## [Short task]
Extract from the listing each line in which the word "with" appears.

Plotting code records
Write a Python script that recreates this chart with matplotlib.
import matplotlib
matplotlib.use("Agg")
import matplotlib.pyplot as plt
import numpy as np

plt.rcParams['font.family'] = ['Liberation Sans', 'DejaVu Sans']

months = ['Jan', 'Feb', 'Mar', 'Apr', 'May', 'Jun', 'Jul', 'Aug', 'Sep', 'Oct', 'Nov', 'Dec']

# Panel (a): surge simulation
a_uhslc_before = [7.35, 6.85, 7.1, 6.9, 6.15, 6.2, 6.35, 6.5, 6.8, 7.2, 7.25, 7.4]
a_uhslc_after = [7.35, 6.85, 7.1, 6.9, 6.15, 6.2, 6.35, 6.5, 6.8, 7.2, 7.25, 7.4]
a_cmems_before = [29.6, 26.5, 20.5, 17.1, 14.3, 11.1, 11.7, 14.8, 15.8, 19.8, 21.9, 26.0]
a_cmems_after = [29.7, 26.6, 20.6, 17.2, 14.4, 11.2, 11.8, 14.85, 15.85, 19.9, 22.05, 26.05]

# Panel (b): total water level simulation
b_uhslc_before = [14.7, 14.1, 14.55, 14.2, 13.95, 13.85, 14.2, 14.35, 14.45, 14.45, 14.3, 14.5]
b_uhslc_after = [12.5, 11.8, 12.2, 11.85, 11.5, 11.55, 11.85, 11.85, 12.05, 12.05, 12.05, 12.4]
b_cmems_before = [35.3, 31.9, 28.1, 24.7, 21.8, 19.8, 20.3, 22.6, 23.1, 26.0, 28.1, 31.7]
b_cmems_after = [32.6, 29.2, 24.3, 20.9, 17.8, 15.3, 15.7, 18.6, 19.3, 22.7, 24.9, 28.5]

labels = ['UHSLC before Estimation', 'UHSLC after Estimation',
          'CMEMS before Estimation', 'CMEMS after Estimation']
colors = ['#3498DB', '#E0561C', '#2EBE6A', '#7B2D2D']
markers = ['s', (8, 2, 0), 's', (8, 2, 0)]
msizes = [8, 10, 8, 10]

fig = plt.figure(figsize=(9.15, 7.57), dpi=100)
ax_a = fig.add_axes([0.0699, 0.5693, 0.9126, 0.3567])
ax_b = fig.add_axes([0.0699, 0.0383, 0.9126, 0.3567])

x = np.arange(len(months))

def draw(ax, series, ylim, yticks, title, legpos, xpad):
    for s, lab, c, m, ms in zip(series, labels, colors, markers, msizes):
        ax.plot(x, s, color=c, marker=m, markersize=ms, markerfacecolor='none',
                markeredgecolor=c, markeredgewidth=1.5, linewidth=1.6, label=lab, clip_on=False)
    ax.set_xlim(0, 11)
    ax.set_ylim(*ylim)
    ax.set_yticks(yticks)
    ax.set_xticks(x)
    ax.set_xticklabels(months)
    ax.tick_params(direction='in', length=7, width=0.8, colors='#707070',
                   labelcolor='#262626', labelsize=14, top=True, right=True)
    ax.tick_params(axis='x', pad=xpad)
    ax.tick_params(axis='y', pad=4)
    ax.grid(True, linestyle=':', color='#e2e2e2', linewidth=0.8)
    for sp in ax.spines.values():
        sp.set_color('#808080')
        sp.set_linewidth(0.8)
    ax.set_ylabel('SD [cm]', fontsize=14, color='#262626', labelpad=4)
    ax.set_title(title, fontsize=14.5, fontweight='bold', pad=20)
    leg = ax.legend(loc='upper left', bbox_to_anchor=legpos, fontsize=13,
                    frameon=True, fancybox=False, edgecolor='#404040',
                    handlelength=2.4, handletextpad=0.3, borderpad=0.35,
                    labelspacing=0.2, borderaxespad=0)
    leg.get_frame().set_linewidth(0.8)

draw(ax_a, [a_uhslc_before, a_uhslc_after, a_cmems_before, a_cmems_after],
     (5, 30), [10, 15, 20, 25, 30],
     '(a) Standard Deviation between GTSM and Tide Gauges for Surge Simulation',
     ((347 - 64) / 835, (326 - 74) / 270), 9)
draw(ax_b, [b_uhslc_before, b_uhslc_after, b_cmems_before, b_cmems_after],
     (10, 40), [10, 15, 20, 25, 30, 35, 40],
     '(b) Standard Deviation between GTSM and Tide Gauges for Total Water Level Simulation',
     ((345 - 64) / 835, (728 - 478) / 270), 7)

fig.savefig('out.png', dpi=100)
* * *
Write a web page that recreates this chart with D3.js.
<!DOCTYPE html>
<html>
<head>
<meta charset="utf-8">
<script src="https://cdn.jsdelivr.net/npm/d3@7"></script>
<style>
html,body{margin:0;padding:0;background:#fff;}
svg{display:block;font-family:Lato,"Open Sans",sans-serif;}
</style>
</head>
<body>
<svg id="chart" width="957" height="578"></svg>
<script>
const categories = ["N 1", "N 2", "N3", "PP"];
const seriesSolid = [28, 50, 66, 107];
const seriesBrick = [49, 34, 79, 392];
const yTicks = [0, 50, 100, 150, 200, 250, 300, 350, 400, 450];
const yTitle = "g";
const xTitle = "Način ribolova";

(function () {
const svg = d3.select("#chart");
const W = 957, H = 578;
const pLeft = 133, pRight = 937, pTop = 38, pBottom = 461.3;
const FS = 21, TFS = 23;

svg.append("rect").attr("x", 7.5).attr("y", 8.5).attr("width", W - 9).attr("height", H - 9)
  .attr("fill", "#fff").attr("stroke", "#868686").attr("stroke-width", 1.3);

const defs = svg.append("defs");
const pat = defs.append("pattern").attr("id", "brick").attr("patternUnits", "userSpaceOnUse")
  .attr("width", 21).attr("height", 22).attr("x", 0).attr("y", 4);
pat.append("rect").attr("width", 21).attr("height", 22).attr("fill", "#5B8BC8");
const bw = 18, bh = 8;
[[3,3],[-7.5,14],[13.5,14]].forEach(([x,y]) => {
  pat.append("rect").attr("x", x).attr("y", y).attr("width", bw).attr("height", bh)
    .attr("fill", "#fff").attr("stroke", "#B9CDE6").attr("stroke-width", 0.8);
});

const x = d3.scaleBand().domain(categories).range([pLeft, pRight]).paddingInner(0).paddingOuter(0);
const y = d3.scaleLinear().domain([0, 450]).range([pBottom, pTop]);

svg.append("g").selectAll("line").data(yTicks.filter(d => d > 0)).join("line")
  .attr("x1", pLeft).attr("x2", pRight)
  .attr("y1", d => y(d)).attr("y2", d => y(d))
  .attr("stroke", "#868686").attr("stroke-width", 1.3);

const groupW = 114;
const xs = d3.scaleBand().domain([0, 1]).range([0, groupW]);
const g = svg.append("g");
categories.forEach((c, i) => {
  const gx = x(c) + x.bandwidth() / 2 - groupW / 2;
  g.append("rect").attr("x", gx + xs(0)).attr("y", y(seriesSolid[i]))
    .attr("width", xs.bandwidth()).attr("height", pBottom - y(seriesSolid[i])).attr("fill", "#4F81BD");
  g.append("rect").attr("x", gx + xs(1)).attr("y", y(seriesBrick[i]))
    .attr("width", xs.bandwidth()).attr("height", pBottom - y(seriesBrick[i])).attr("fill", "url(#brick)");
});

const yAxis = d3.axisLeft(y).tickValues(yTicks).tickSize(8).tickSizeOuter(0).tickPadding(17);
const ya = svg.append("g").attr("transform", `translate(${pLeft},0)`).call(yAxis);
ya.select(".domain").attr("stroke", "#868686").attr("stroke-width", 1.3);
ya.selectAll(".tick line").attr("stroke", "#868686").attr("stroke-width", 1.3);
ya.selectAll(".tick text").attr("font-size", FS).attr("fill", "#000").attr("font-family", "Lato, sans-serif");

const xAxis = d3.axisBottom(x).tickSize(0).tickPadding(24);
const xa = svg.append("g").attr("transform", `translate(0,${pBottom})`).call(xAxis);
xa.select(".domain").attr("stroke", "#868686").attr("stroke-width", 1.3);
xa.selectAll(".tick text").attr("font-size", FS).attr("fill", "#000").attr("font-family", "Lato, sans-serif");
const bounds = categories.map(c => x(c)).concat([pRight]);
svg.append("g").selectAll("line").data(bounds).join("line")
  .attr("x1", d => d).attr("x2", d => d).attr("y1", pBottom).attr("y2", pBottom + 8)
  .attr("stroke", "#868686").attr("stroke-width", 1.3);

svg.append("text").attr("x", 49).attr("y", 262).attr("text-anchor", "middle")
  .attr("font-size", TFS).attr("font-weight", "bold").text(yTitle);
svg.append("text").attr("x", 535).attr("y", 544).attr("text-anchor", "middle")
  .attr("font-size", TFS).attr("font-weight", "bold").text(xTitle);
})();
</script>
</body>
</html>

## [Answer to the problem]
Write a Python script that recreates this chart with matplotlib.
Write a web page that recreates this chart with D3.js.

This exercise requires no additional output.